Machine Learning-Based Screening for Potential Singlet Fission Chromophores: The Challenge of Imbalanced Data Sets

J Phys Chem Lett. 2023 Nov 16;14(45):10103-10112. doi: 10.1021/acs.jpclett.3c02365. Epub 2023 Nov 3.

Abstract

Excitation with one photon of a singlet fission (SF) material generates two triplet excitons, thus doubling the solar cell efficiency. Therefore, the SF molecules are regarded as new generation organic photovoltaics, but it is hard to identify them. Recently, it was demonstrated that molecules of low-to-intermediate diradical character (DRC) are potential SF chromophores. This prompts a low-cost strategy for finding new SF candidates by computational high-throughput workflows. We propose a machine learning aided screening for SF entrants based on their DRC. Our data set comprises 469 784 compounds extracted from the PubChem database, structurally rich but inherently imbalanced regarding DRC values.
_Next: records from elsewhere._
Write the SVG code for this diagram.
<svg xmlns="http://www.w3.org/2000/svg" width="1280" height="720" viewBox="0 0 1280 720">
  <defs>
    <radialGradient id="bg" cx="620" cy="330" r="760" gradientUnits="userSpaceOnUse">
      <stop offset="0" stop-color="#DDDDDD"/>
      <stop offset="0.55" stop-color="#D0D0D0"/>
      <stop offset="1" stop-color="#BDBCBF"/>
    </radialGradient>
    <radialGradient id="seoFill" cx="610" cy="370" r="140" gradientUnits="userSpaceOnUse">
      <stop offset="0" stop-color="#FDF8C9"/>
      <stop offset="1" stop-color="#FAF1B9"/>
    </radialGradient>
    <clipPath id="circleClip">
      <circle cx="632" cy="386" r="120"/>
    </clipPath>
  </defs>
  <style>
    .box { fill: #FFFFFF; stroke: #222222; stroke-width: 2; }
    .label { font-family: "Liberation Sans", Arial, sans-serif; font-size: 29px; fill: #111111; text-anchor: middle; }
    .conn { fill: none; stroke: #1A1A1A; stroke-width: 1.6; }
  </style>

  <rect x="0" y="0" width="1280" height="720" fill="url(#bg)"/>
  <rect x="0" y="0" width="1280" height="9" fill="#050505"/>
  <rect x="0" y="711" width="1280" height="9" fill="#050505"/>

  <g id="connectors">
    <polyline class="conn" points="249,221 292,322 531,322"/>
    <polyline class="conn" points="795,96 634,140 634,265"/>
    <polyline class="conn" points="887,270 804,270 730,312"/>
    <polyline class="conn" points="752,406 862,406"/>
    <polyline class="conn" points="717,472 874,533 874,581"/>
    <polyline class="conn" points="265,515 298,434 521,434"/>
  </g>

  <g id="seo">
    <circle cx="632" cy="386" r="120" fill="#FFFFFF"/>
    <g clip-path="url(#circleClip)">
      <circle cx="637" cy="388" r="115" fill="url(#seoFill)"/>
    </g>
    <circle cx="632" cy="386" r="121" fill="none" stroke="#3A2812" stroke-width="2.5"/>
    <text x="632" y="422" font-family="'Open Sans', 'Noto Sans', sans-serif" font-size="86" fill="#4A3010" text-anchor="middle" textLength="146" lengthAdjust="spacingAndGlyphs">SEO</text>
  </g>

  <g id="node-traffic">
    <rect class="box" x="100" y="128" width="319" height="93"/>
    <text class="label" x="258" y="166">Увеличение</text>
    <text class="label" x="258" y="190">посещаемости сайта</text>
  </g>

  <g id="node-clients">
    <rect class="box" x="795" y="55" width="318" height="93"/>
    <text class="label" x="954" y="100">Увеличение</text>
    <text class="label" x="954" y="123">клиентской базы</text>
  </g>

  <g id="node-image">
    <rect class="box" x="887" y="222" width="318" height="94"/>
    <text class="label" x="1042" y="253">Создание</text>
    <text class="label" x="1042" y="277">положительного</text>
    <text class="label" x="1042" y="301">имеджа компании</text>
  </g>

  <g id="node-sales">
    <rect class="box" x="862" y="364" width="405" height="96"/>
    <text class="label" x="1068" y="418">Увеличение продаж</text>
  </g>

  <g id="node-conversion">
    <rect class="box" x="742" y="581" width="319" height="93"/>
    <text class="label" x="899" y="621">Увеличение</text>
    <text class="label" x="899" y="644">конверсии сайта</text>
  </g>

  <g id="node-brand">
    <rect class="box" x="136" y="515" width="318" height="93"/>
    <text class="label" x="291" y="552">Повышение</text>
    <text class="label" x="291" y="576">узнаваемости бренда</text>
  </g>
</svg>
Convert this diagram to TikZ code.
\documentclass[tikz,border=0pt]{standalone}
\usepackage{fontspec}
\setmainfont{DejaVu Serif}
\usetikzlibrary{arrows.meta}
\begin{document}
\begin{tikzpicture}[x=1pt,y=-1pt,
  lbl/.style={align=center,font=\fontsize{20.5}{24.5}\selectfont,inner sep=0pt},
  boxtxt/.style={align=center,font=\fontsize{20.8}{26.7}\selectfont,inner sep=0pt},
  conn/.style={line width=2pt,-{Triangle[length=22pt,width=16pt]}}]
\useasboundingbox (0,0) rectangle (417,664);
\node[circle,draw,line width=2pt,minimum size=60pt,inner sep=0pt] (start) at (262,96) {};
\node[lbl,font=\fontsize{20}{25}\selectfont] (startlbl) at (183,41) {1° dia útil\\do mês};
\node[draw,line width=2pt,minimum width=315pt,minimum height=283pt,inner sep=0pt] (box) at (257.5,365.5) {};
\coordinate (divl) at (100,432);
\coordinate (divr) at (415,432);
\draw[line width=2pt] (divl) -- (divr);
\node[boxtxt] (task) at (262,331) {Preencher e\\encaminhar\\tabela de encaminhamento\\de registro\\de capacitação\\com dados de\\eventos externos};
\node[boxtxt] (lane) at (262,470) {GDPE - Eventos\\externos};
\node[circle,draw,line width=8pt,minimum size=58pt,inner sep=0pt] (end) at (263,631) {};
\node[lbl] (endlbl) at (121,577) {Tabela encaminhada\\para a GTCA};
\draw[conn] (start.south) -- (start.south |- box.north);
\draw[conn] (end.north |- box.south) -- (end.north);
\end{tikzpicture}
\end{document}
We developed well performing classification models that can retrieve potential SF chromophores. The latter (∼4%) were analyzed by K-means clustering to reveal qualitative structure-property relationships and to extract strategies for molecular design. The developed screening procedure and data set can be easily adapted for applications of diradicaloids in photonics and spintronics.